3. Create a train/val/test split quickly

make_train_ready() pivots the generated data into wide format and reserves the last two horizons for validation and test.

dataset = gen.make_train_ready(
    n_series=3,
    n_steps=240,
    horizon=24,
    trend={"type": "linear", "slope": 0.02},
    seasonality=[{"period": 24.0, "amplitude": 1.5}],
    noise={"ar": [0.3], "sigma": 0.5},
)

train_df = dataset["train"]
val_df = dataset["val"]
test_df = dataset["test"]
meta = dataset["meta"]

Plotting helpers

TimeSeriesGenerator includes simple plotting helpers for fast inspection:

gen.plot_series(df, series_id=0)
gen.plot_decompose(meta, series_id=0)
  • plot_series() shows the observed y path for a single series.
  • plot_decompose() renders separate trend, seasonality, cycle, and noise plots.

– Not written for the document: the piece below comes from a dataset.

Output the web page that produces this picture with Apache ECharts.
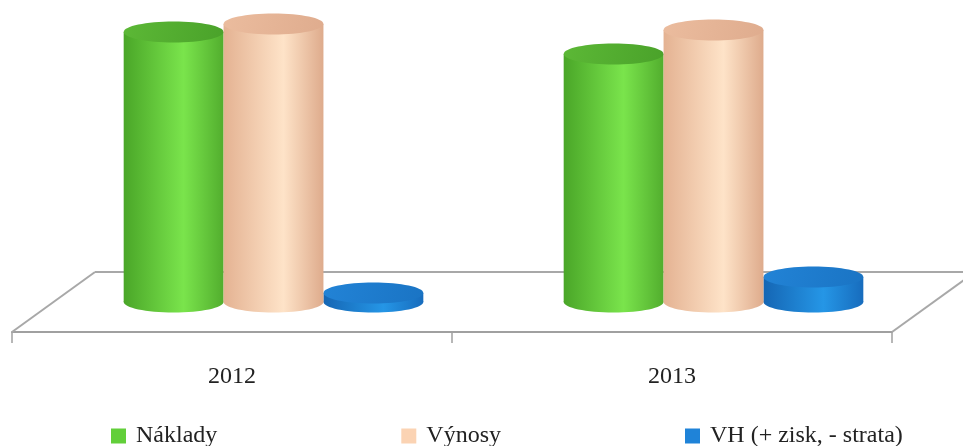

If you need a richer figure that overlays all components at once, use the companion notebook foretools/tsgen/ts_gen_complete_series.ipynb.

Practical behavior to know

  • Missingness is applied after the full signal is constructed, and only to the y column.
  • When heterosked={"type": "arch1", ...} is enabled, the generator replaces the previously built base noise with ARCH-like noise for clarity.
  • Calendar features are shared across all series because they come from the common timestamp index.
  • Multivariate factor mixing happens after the univariate structural components are combined, so it affects the final series rather than individual components.
  • return_components=False keeps the dataframe output but omits the large component arrays from meta.
  1. Start with return_components=True so you can inspect the exact decomposition.
  2. Keep missingness and outliers off for first-pass model debugging.
  3. Add regimes, exogenous drivers, and missingness only after the baseline workflow is working.
  4. Use the notebook examples when you want publication-style plots or teaching material.